A disappointment to his uncle, who had never spared himself on his nephew’s behalf, he had idled away his time between leaving school and the beginning of the war. His decision to join the Army—for some years he had been a pacifist—coincided with the loss of his religious faith, the sustaining force throughout his childhood and adolescence.
At the end of the war, having lost touch with his uncle, he had entered Cambridge with an Army grant. It had been halfway through his second year that he had been found to be in an advanced state of consumption.

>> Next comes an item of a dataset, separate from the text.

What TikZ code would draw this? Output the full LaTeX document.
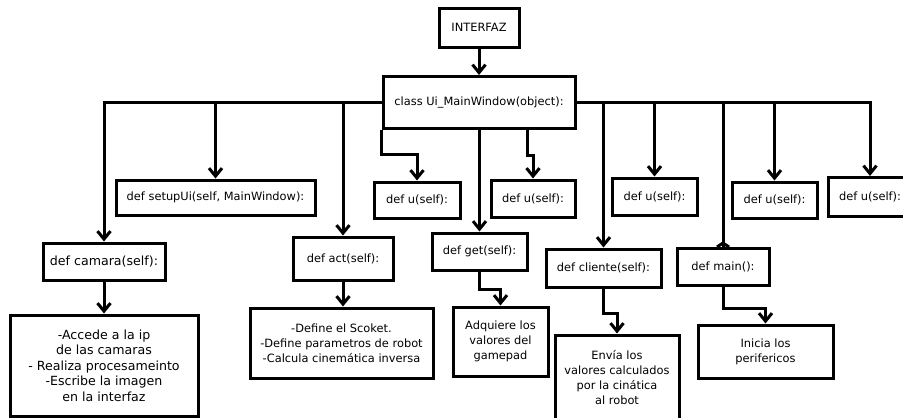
\documentclass[tikz,border=0pt]{standalone}
\usepackage{fontspec}
\setmainfont{DejaVu Sans}
\usetikzlibrary{arrows.meta}
\begin{document}
\begin{tikzpicture}[x=1pt,y=-1pt,
  line/.style={line width=3pt},
  arr/.style={line, -{Straight Barb[length=8pt,width=13pt]}},
  box/.style={draw, line width=3pt, fill=white, inner sep=2pt, align=center,
    font=\fontsize{11.4pt}{15pt}\selectfont},
  bigbox/.style={box, font=\fontsize{12.6pt}{15.5pt}\selectfont}]
\useasboundingbox (0,0) rectangle (903,418);
\clip (0,0) rectangle (903,418);

% main class and entry point
\node[box, minimum width=80pt, minimum height=39pt] (interfaz) at (479,27.5) {INTERFAZ};
\node[box, minimum width=192pt, minimum height=52pt] (cls) at (479,102.5) {class Ui\_MainWindow(object):};

% methods of the class
\node[box, minimum width=199pt, minimum height=35pt] (setup) at (215.5,197.5) {def setupUi(self, MainWindow):};
\node[box, minimum width=86pt, minimum height=36pt] (u1) at (417,200) {def u(self):};
\node[box, minimum width=84pt, minimum height=37pt] (u2) at (533,198.5) {def u(self):};
\node[box, minimum width=85pt, minimum height=37pt] (u3) at (654.5,196.5) {def u(self):};
\node[box, minimum width=85pt, minimum height=36pt] (u4) at (774.5,200) {def u(self):};
\node[box, minimum width=84pt, minimum height=39pt] (u5) at (870,197) {def u(self):};
\node[bigbox, minimum width=122pt, minimum height=37pt] (camara) at (104,261.5) {def camara(self):};
\node[box, minimum width=100pt, minimum height=43pt] (act) at (343,258.5) {def act(self):};
\node[box, minimum width=95pt, minimum height=37pt] (get) at (479.5,251.5) {def get(self):};
\node[box, minimum width=115pt, minimum height=38pt] (cliente) at (603.5,268) {def cliente(self):};
\node[box, minimum width=92pt, minimum height=37pt] (main) at (723,267) {def main():};

% descriptions
\node[bigbox, minimum width=188pt, minimum height=101pt] (dcam) at (104,365.5)
  {-Accede a la ip\\de las camaras\\- Realiza procesameinto\\-Escribe la imagen\\en la interfaz};
\node[box, minimum width=183pt, minimum height=70pt] (dact) at (341.5,343)
  {-Define el Scoket.\\-Define parametros de robot\\-Calcula cinemática inversa};
\node[box, minimum width=95pt, minimum height=69pt] (dget) at (500.5,341.5)
  {Adquiere los\\valores del\\gamepad};
\node[box, minimum width=124pt, minimum height=85pt] (dcli) at (617,377.5)
  {Envía los\\valores calculados\\por la cinática\\al robot};
\node[box, minimum width=135pt, minimum height=53pt] (dmain) at (765.5,351.5)
  {Inicia los\\perifericos};

% connectors
\draw[arr] (interfaz.south) -- (cls.north);
\draw[arr] (cls.west) -| (camara.north);
\draw[arr] (cls.west) -| (setup.north);
\draw[arr] (cls.west) -| (act.north);
\draw[arr] (cls.east) -| (cliente.north);
\draw[arr] (cls.east) -| (u3.north);
\draw[line] (cls.east) -| (main.north);
\draw[arr] (cls.east) -| (u4.north);
\draw[arr] (cls.east) -| (u5.north);
\draw[line] ([xshift=-6pt]main.north) -- ([yshift=4pt]main.north) -- ([xshift=6pt]main.north);
\draw[arr] (cls.south west) -- ++(0,24) -| (u1.north);
\draw[arr] (get.north |- cls.south) -- (get.north);
\draw[arr] ([xshift=48pt]cls.south) -- ++(0,25) -| (u2.north);

\draw[arr] (camara.south) -- (dcam.north);
\draw[arr] (act.south) -- (act.south |- dact.north);
\draw[arr] (get.south) -- ++(0,18) -| (dget.north);
\draw[arr] (cliente.south) -- ++(0,25) -| (dcli.north);
\draw[arr] (main.south) -- ++(0,21) -| (dmain.north);
\end{tikzpicture}
\end{document}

At the beginning of a stay in a sanatorium most patients exhibit one of two clearly defined reactions. The representatives of the first group sit in their beds in a state of sullen fury because no notice is apparently taken of them by the medical staff, and their reiterated question to anyone who will listen is invariably: “Well, why don’t they get on with it?” Those of the second group prefer to evade attention, and when occasion brings them into contact with their medical advisers, seek to avoid discussion of their symptoms or condition. Paul, after initial resistance, could now be said to belong to the latter.
And as the days passed and nothing happened, he gained a certain wary confidence. In particular he looked forward to the weekends, for he felt that at such times he must surely be immune from uncongenial summonses to the Service Médical and the initiation of treatment. In the same way he awaited impatiently the approach of Christmas, which he hoped would promote a state of interregnum in the sanatorium until the New Year.
Encouraged by the example of Kubahskoi’s exceptional application, Paul also started to work. In the evenings (like the week-ends, temporary periods of immunity), if no one visited him, he read.
Then one day the smiling Dr. Vernet came to Paul’s room and announced: “Monsieur, after Christmas your holiday will be over. We shall then start to torture you.”
“What do you intend to do to me?”
“That, monsieur, depends on the result of certain tests which we shall make. As your famous politicians say: ‘Wait and see.’”
And, smiling still more broadly, Dr. Vernet left the room.